Is there any assurement that all nodes see the same Version list? How do they decide which is last? When I Request block1 of the file which do I expect to get from the Versions list? (Or maybe the Version Value is a globally enforced sequence? If not, how to tell which happened last? If yes, then we have a global enforced order?)

So, basically, audit log contains the last action on the file as one of any of those modifications which were not yet received by the given node for the given file (so it’s quite possible that there were plenty of actions on the file which are lost because they were not received either but only [random] one of those can be received), but on the record it is the real originator of the last change (where “last” means the one we received labeled as “last”, independent of the real sequence of time of the actions), and not any of the relays.

And if I understand correctly there is no sign of conflicts and conflict resolution throughout the protocol, apart from the filenames created by failed resolutions, so there’s no way to el whether a file was really updated or just a result of a conflict resolution. It is important when a file gets screwed up and you look for the one to blame - it is quite possible then that the one on the audit trail was simply doing automatic conflict resolution.

calmh · February 13, 2017, 5:33pm

The version is a version vector that describes the steps taken to get the file into the current state.
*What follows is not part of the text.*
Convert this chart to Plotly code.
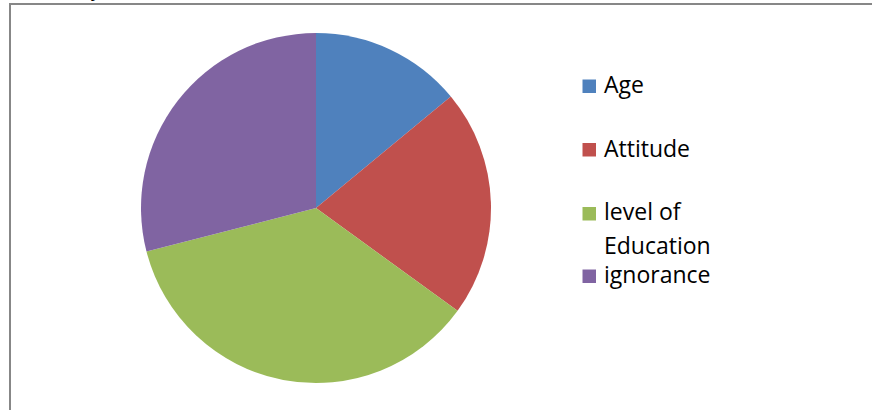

It gives us the ability to determine if one version of a file is a direct descendent of another, or if they have been changed in conflict. When there is a conflict, the resolution of it does indeed create a new version - this corresponds to a “merge” in a regular software versioning tree for example.

There is no requirement or attempt to synchronize times, and attempting to do so would be both futile and not really gain us anything.

I’m not really sure what you mean about seeing the same version list and things being lost and so on - perhaps you can exemplify. Every device strives to get the latest version of every given file, and when they have that they are “up to date”.

The audit log describes what the device writing the log does. It does not attempt to describe the history of events that happened on other devices - we don’t know about those.

grin · February 13, 2017, 5:50pm

Thanks for the version vector link. I get it now.

So if I understand right my node connects to others and get the result of their “last synchronised state”, and if I connect multiple nodes with different states I decide whether there is a last one, or they’re conflicting and I have to do a conflict resolution; my audit log only contains the result of my peers’ already resolved last state, or the conflicts I’m seeing, but I have no information of any state changes which happens between my last connected/synced state and the “synchronised” state at my reconnect.

In this way the audit log is fine as it is now, but it would be useful to generate some human-readable FAQ from this.

calmh · February 13, 2017, 5:54pm

Correct. And please do.

nrm21 · February 15, 2017, 5:12am

Also, there was talk a while back about expanding the global change log (GUI feature) to sync between all clients somehow with persistence. Perhaps create a log file that could be synced to all clients in a share. Or a world writable file (at least writable by all nodes) in a share somewhere where those disk events could be coalesced, deduped, and appended to the end, to create a continuous log of all changes.

Only tricky issue would be the act of writing in the file would trigger the file itself to change, thus generating another entry (thus starting an endless recursion event). But this can probably be gotten around easily if one keeps it in mind.

Maybe make sure the modifier of file is the only one to make a change to the file and ensure that that particular file modification is ignored by the disk event buffer (so it doesn’t record itself recording).